What the task requires
Don't include pictures. Quote the lines below from the first through the line that contains "cells and nuclei".

Provided material
▽
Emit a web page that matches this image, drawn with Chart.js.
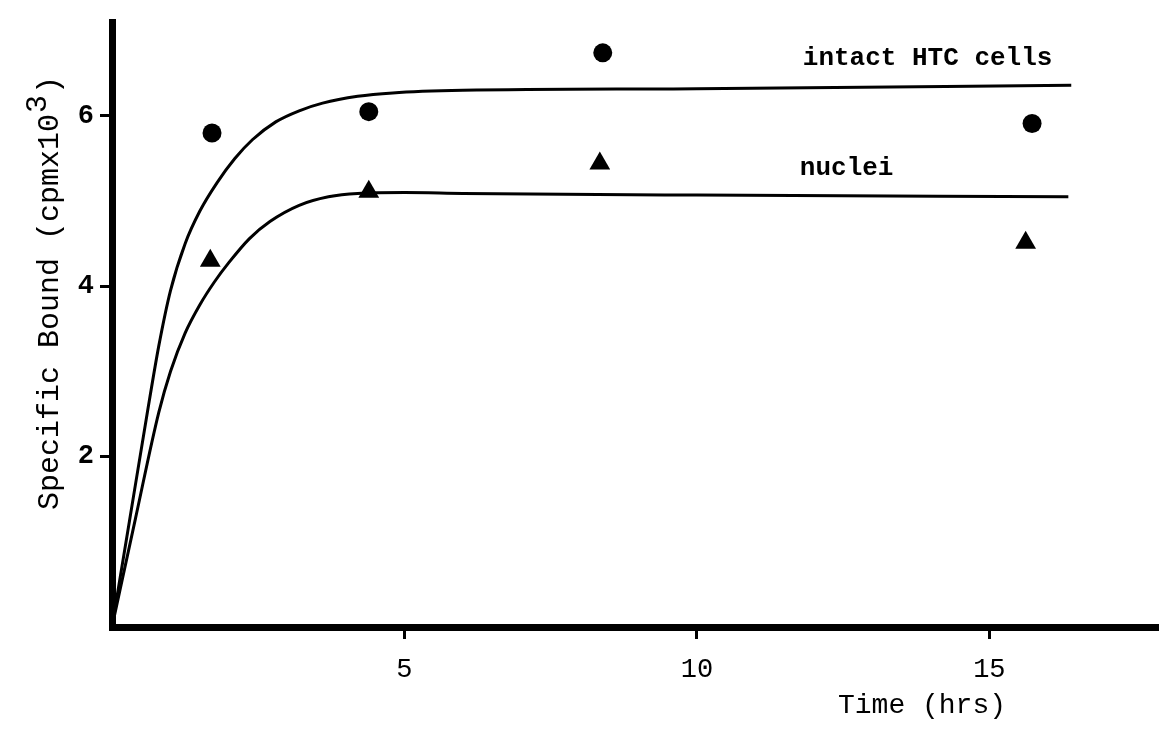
<!DOCTYPE html>
<html>
<head>
<meta charset="utf-8">
<script src="https://cdn.jsdelivr.net/npm/chart.js@4.4.0/dist/chart.umd.min.js"></script>
<style>
  html, body { margin: 0; padding: 0; background: #fff; }
  #wrap { width: 1159px; height: 744px; }
</style>
</head>
<body>
<div id="wrap"><canvas id="bindingChart"></canvas></div>
<script>
// Specific binding vs time: intact HTC cells and nuclei

// measured points (hrs, cpm x 10^3)
const cellTimes = [1.71, 4.39, 8.39, 15.73];
const cellBound = [5.80, 6.05, 6.74, 5.91];
const nucleiTimes = [1.68, 4.39, 8.34, 15.62];
const nucleiBound = [4.30, 5.11, 5.44, 4.51];

// fitted curves
const cellCurveT = [0, 0.3, 0.6, 0.8, 1.0, 1.25, 1.5, 1.8, 2.1, 2.4, 2.8, 3.2, 3.6, 4.2, 4.8, 6, 10, 16.4];
const cellCurveY = [0, 1.25, 2.50, 3.30, 3.95, 4.50, 4.88, 5.22, 5.50, 5.72, 5.93, 6.06, 6.15, 6.23, 6.27, 6.30, 6.32, 6.36];
const nucleiCurveT = [0, 0.4, 0.8, 1.0, 1.25, 1.5, 1.75, 2.0, 2.35, 2.7, 3.2, 3.7, 4.2, 5, 6, 10, 16.35];
const nucleiCurveY = [0, 1.27, 2.52, 3.00, 3.45, 3.78, 4.05, 4.28, 4.56, 4.76, 4.95, 5.05, 5.09, 5.10, 5.09, 5.07, 5.05];

const xTicks = [5, 10, 15];
const yTicks = [2, 4, 6];

const curveLabels = ['intact HTC cells', 'nuclei'];
const curveLabelT = [11.81, 11.76];
const curveLabelY = [6.67, 5.38];

const FONT = '"Liberation Mono", "DejaVu Sans Mono", monospace';

function toXY(xs, ys) {
    return xs.map((x, i) => ({ x: x, y: ys[i] }));
}

const textPlugin = {
    id: 'figureText',
    afterDraw(chart) {
        const ctx = chart.ctx;
        const sx = chart.scales.x;
        const sy = chart.scales.y;
        ctx.save();
        ctx.fillStyle = '#000';

        // curve labels
        ctx.font = 'bold 26px ' + FONT;
        ctx.textAlign = 'left';
        ctx.textBaseline = 'middle';
        curveLabels.forEach((txt, i) => {
            ctx.fillText(txt, sx.getPixelForValue(curveLabelT[i]), sy.getPixelForValue(curveLabelY[i]));
        });

        // x axis title
        ctx.font = '28px ' + FONT;
        ctx.textAlign = 'center';
        ctx.fillText('Time (hrs)', 922, 706);

        // y axis title (rotated), with raised exponent
        ctx.translate(50, 510);
        ctx.rotate(-Math.PI / 2);
        ctx.textAlign = 'left';
        ctx.textBaseline = 'middle';
        ctx.font = '30px ' + FONT;
        const main = 'Specific Bound (cpmx10';
        ctx.fillText(main, 0, 0);
        let w = ctx.measureText(main).width;
        ctx.fillText('3', w + 1, -12);
        w += ctx.measureText('3').width + 2;
        ctx.fillText(')', w, 0);
        ctx.restore();
    }
};

const ctx = document.getElementById('bindingChart');

new Chart(ctx, {
    type: 'scatter',
    data: {
        datasets: [
            {
                label: 'intact HTC cells (fit)',
                data: toXY(cellCurveT, cellCurveY),
                showLine: true,
                borderColor: '#000',
                borderWidth: 3,
                pointRadius: 0,
                cubicInterpolationMode: 'monotone',
                fill: false
            },
            {
                label: 'nuclei (fit)',
                data: toXY(nucleiCurveT, nucleiCurveY),
                showLine: true,
                borderColor: '#000',
                borderWidth: 3,
                pointRadius: 0,
                cubicInterpolationMode: 'monotone',
                fill: false
            },
            {
                label: 'intact HTC cells',
                data: toXY(cellTimes, cellBound),
                pointStyle: 'circle',
                pointRadius: 9.5,
                backgroundColor: '#000',
                borderColor: '#000',
                borderWidth: 0
            },
            {
                label: 'nuclei',
                data: toXY(nucleiTimes, nucleiBound),
                pointStyle: 'triangle',
                pointRadius: 12,
                backgroundColor: '#000',
                borderColor: '#000',
                borderWidth: 0
            }
        ]
    },
    options: {
        responsive: true,
        maintainAspectRatio: false,
        animation: false,
        layout: { autoPadding: false, padding: { top: 5, right: 0, left: 0, bottom: 0 } },
        plugins: {
            legend: { display: false },
            tooltip: { enabled: false }
        },
        scales: {
            x: {
                type: 'linear',
                min: 0,
                max: 17.9,
                afterBuildTicks: axis => { axis.ticks = xTicks.map(v => ({ value: v })); },
                afterFit: axis => { axis.height = 117; },
                border: { display: true, color: '#000', width: 7 },
                grid: { drawOnChartArea: false, drawTicks: true, tickLength: 12, tickWidth: 3, tickColor: '#000' },
                ticks: { color: '#000', padding: 15, font: { family: FONT, size: 27 }, maxRotation: 0 }
            },
            y: {
                type: 'linear',
                min: 0,
                max: 7.1,
                afterBuildTicks: axis => { axis.ticks = yTicks.map(v => ({ value: v })); },
                afterFit: axis => { axis.width = 112; },
                border: { display: true, color: '#000', width: 7 },
                grid: { drawOnChartArea: false, drawTicks: true, tickLength: 12, tickWidth: 3, tickColor: '#000' },
                ticks: { color: '#000', padding: 6, font: { family: FONT, size: 27, weight: 'bold' } }
            }
        }
    },
    plugins: [textPlugin]
});
</script>
</body>
</html>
△
Answer to this task
Emit a web page that matches this image, drawn with Chart.js.
<!DOCTYPE html>
<html>
<head>
<meta charset="utf-8">
<script src="https://cdn.jsdelivr.net/npm/chart.js@4.4.0/dist/chart.umd.min.js"></script>
<style>
  html, body { margin: 0; padding: 0; background: #fff; }
  #wrap { width: 1159px; height: 744px; }
</style>
</head>
<body>
<div id="wrap"><canvas id="bindingChart"></canvas></div>
<script>
// Specific binding vs time: intact HTC cells and nuclei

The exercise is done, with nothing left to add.